# Data:
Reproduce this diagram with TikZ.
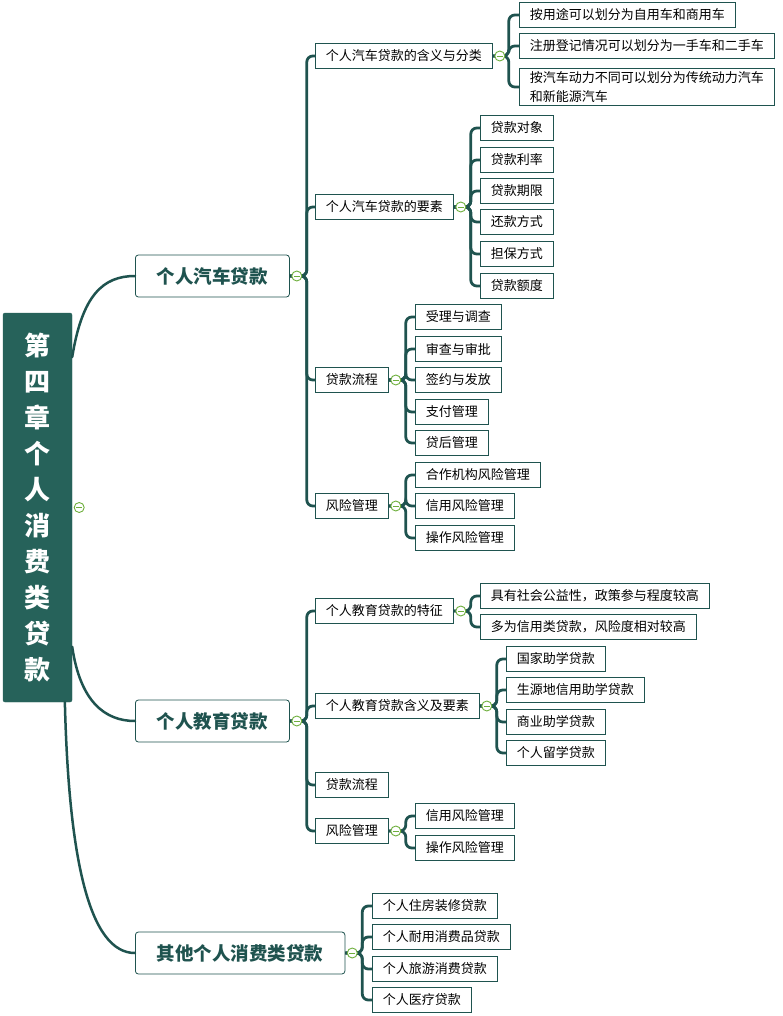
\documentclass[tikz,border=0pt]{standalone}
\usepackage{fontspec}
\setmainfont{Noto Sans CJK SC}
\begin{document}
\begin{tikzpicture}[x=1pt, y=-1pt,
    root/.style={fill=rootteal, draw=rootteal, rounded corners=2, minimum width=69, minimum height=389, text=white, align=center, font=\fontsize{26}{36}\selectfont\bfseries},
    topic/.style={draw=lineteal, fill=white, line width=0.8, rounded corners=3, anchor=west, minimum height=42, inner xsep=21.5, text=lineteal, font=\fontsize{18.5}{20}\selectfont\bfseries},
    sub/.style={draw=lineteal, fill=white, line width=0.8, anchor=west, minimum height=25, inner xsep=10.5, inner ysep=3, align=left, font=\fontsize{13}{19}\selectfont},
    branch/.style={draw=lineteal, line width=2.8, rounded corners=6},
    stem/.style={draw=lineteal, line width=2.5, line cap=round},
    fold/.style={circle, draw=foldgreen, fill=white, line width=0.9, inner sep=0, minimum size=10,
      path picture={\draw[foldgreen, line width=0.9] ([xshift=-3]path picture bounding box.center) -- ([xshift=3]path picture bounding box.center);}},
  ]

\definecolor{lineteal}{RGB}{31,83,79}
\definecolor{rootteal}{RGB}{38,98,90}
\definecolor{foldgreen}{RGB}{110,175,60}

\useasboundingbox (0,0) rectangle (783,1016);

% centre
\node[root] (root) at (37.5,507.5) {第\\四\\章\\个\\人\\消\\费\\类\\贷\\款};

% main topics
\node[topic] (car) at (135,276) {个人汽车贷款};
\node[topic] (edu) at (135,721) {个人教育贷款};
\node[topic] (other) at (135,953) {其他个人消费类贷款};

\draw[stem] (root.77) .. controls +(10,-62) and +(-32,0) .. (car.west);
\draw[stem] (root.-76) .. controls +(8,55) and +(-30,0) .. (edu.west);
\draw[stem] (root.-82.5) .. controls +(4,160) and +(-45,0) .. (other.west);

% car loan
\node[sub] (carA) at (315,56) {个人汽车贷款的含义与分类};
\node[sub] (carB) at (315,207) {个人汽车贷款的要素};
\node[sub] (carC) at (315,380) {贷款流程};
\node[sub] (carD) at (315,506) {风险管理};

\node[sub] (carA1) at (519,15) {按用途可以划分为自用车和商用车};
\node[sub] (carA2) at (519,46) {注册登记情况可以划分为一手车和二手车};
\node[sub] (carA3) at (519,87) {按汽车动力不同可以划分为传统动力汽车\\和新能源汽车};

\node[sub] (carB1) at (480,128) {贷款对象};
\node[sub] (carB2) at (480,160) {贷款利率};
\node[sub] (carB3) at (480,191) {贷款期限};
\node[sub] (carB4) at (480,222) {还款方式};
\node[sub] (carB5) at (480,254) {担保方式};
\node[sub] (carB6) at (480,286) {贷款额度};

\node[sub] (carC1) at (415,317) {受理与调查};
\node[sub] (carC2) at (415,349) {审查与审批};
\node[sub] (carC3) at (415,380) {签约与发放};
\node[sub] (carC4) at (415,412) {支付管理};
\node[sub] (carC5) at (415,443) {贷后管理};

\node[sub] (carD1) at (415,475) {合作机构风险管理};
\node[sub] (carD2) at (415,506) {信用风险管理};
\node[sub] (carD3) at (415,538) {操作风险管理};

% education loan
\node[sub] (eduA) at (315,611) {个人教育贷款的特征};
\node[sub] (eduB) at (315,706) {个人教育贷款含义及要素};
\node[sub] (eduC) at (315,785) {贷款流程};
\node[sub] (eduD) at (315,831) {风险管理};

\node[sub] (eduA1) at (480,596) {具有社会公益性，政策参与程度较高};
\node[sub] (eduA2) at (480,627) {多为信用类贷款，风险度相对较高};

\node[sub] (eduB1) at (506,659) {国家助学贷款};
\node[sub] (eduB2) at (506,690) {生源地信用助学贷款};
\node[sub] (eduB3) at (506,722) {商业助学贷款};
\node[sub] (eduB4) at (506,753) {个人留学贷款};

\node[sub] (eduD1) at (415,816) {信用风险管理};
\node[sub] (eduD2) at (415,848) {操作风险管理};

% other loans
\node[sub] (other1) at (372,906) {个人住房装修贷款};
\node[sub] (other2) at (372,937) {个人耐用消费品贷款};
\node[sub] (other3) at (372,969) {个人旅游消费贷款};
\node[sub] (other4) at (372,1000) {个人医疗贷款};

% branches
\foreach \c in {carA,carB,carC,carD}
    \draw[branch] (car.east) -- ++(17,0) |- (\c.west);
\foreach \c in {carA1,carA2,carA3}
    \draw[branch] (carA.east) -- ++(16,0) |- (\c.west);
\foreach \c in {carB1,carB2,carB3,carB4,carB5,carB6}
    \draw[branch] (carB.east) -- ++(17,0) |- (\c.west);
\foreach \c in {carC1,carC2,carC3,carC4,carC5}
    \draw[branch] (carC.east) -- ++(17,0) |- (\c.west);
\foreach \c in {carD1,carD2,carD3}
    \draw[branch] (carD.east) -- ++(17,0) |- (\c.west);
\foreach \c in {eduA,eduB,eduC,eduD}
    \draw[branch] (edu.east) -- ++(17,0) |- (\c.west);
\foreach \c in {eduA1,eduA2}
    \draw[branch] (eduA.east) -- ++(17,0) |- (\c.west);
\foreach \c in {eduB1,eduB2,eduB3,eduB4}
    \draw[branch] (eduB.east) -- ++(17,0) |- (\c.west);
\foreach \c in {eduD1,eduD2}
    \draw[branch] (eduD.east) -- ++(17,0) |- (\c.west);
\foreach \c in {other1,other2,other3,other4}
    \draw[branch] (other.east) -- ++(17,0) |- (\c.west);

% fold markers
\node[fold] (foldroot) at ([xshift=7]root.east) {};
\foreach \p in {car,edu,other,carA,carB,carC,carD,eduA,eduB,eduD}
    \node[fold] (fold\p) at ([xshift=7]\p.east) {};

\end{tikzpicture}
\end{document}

# Problem details:
From the first line of the listing above, repeat every line through the one holding "(root) at (37.5,507.5)". Both ends count, and pictures stay out.

# Solution to this problem:
Reproduce this diagram with TikZ.
\documentclass[tikz,border=0pt]{standalone}
\usepackage{fontspec}
\setmainfont{Noto Sans CJK SC}
\begin{document}
\begin{tikzpicture}[x=1pt, y=-1pt,
    root/.style={fill=rootteal, draw=rootteal, rounded corners=2, minimum width=69, minimum height=389, text=white, align=center, font=\fontsize{26}{36}\selectfont\bfseries},
    topic/.style={draw=lineteal, fill=white, line width=0.8, rounded corners=3, anchor=west, minimum height=42, inner xsep=21.5, text=lineteal, font=\fontsize{18.5}{20}\selectfont\bfseries},
    sub/.style={draw=lineteal, fill=white, line width=0.8, anchor=west, minimum height=25, inner xsep=10.5, inner ysep=3, align=left, font=\fontsize{13}{19}\selectfont},
    branch/.style={draw=lineteal, line width=2.8, rounded corners=6},
    stem/.style={draw=lineteal, line width=2.5, line cap=round},
    fold/.style={circle, draw=foldgreen, fill=white, line width=0.9, inner sep=0, minimum size=10,
      path picture={\draw[foldgreen, line width=0.9] ([xshift=-3]path picture bounding box.center) -- ([xshift=3]path picture bounding box.center);}},
  ]

\definecolor{lineteal}{RGB}{31,83,79}
\definecolor{rootteal}{RGB}{38,98,90}
\definecolor{foldgreen}{RGB}{110,175,60}

\useasboundingbox (0,0) rectangle (783,1016);

% centre
\node[root] (root) at (37.5,507.5) {第\\四\\章\\个\\人\\消\\费\\类\\贷\\款};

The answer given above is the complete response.